2019 Mazda CX-5 Turbo Winter Test Drive and Tech Dive

This guy named Dave Coleman gave the tech overview on the unique turbo technology employed by Mazda along with the i-ACTIV AWD and updated G-Vectoring. You may have of heard of him and his Project Miatabusa.

Mazda is very focused on how a car FEELS to drive. The human-machine interaction and how the car feels is what separates an entertaining and interactive car from a boring car. So, Mazda spends a lot of time observing how people drive their cars. This is also known as observational Voice of Customer (VOC) in the engineering biz. In everyday driving, the engine spends most of its time in the 1500-2000 rpm range just lounging around and saving gas; i.e represented by the ‘force required just to maintain speed’ line in the plot. In the situation of freeway passing with an initial speed of 55 mph, Mazda has determined the average driver requests about 325 kgf of driving force in order to have the desired acceleration rate in this size vehicle. 325 kgf of driving force would accelerate a Miata much more quickly. My wife’s 2.5L SKYACTIV naturally aspirated engine is rated for a peak torque of 185 lb-ft and it would have to downshift into 4^th gear in order to have enough drive force at the tire to give the desired rate of acceleration. However, with the new turbo engine and its peak of 310 lb-ft of torque at a lowly 2000 rpm, the transmission can stay in 6^th gear. The importance of staying in 6^th gear is it avoids the acceleration interruption/jerkiness and time delay of having to downshift two gears. Mazda also feels with their torque curve, they can use only six speeds instead of eight or ten avoiding a whole lot of shifting which disrupts the feel. So big torque at low engine speeds enables immediate response to throttle input in this common acceleration scenario. Very electric vehicle-like in feel actually.

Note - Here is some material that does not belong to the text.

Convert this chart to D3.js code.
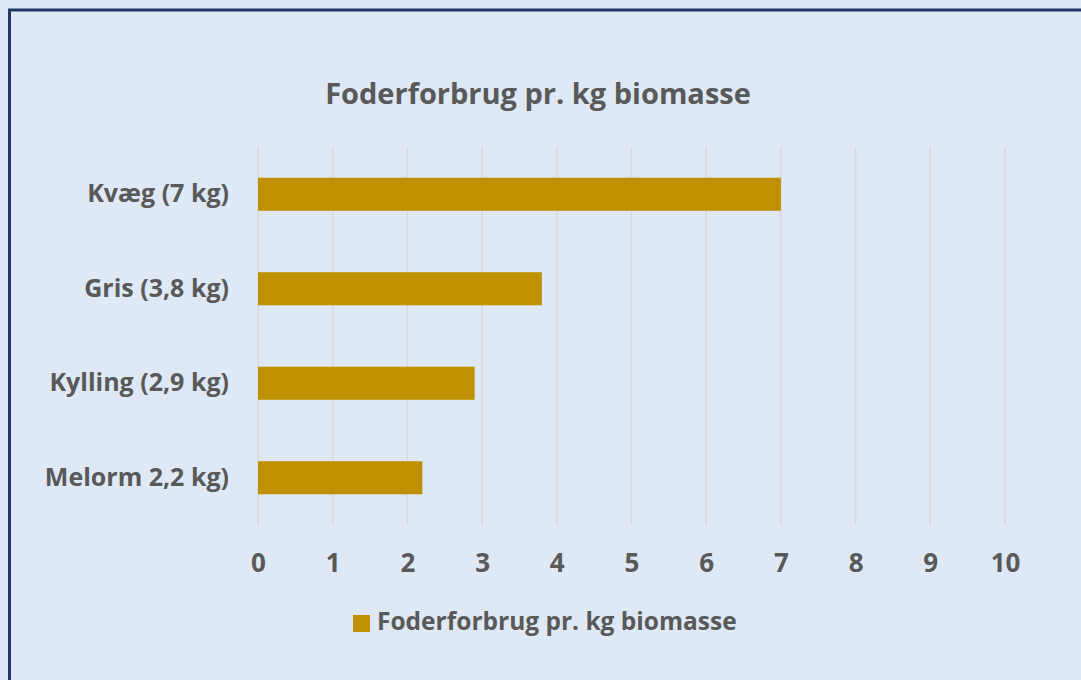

Mazda publishes two horsepower numbers for the 2.5T engine depending on fuel octane. 93 octane gets you 250 hp whereas regular 87 octane will net 227 hp. Cali 91 octane will get something in between. Of importance is the torque curve which is exactly the same regardless of fuel octane below 4000 rpm. So for those who rarely go into the upper reaches of the tachometer, money can be saved at the pump with no effect on daily driving performance. So how does Mazda achieve this high torque at low rpm? And how do they address the issues of turbo lag which would detract from the feel of smooth acceleration?

Mazda developed this ‘dynamic pressure turbo system’ employing two important concepts: variable flow area and exhaust scavenging by way of ejector effect. Other technologies that have been implemented in the past to combat turbo lag in a similar fashion has been a VGT/VNT (Variable Geometry Turbine in Borg-Warner speak, Variable Nozzle Turbine in Garrett speak). Until recently, only the Porsche 911 Turbo has gotten VGT turbos on a gasoline engine as the vanes and rings and all the moving things in the turbine housing required exotic and expensive materials to prevent from seizing up and failing at high gasoline exhaust temperatures. There are newer and cheaper gasoline VNT turbos now from Garrett which are paired with VW and GM engines which have to be combined with engines running Miller Cycle which helps bring down the exhaust temperatures. Either way, VGT/VNT turbos have a lot of moving parts in the turbine housing which drives up cost, complexity, and durability issues from many wear points in the mechanisms. Another technology used back in the day by Honda/Acura was a variable A/R turbine housing. The turbine housing used a flapper valve to divert flow to inner and outer flow paths which where created by a wall and vanes cast into the volute. Looking at the design, it looks difficult to cast, probably had poor turbine efficiency, and lots of places for cracks to start to form from thermal cycling. It’s probably telling Honda/Acura only used the technology for one generation on the RDX before ditching it. The Mazda design uses a twin-entry flange with one port being small in cross-sectional area and the other being large for high flow. No difficult to cast, low durability, flow impeding walls and vanes down in the volute of the turbine housing. Below 1600 rpm, valves close off the big port flow paths forcing all the flow into the small port. Good ole Fluid Mechanics tells us that for a constant mass flow of fluid, the velocity of fluid will accelerate when you reduce the cross-sectional area it flows through. So, the thumb over the end of the garden hose. So that’s how Mazda attacked the issue of turbo lag.